The African Development Bank (AfDB) in collaboration with the Hadejia-Jama’are-Komadugu-Yobe Trust Fund is intensifying efforts to revamp the Gashua irrigation scheme in give and desilt Challawa Gorge dam in Kano to enhance food security in the country.
To this end, a stakeholders workshop ended yesterday in Bauchi State with the objective of ensuring that stakeholders of the Hadejia-Jama’are and Komadugu-Yobe basin are properly aware and briefed about the project the Trustfund implementing agencies are handling.

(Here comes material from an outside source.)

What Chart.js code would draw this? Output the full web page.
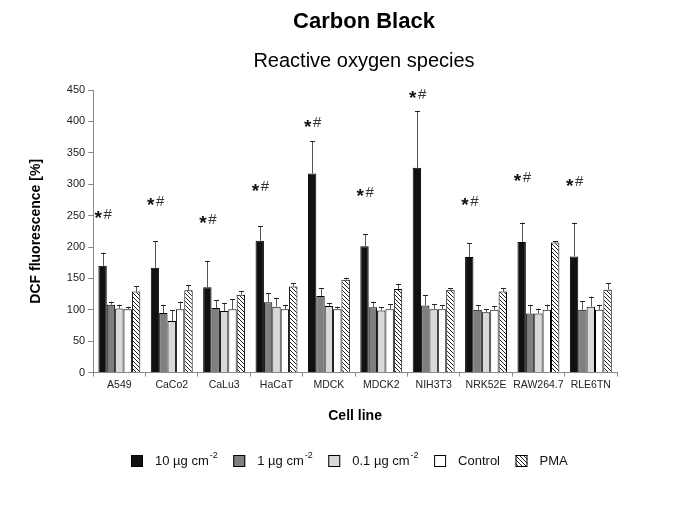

Fielding questions from reporters shortly after the workshop, the executive secretary of the Hadejia-Jama’are and Komadugu-Yobe Basin Trust Fund, Professor Hassan Haruna said that the project is about expanding and rehabilitating Gashua Irrigation Scheme, and implementing certain measures to protect ‘decatchment’ of Challawa Gorge dam from siltation.
“We have been working with the support of the African Development Bank to design this project and to have consultations with the concerned stakeholders, and come up with financing arrangements for implementing whatever has been designed”, the basin executive secretary said.
He recalled that the project has been on since 2019 and a point reached with remaining financial agreement to be signed, as already approved by the AfDB for subsequent implementation, which involve all the stakeholders in one way or the other.
Professor Haruna gave the implementing agencies as the Hadejia-Jama’are and Komadugu-Yobe Trust Fund, the Chad Basin Development Authority and the Hadejia-Jama’are Basin Development Authority, hence the workshop for stakeholders to know about the hitch-ups on the project which agreement ought to have been signed last November, 2023.
The executive secretary who recalled that the Gashua Irrigation Scheme collapsed in the 90s, noted that with the implementation of the project, there will be more farming and more farmers will be engaged in more food production, as it will also protect the Challawa Gorge dam from silting up, from the silts coming upstream filling up the dam.
“We need to improve productivity per unit area in order to accommodate more, as we also have to think outside box to employ latest technology to produce more per unit area,” he stated.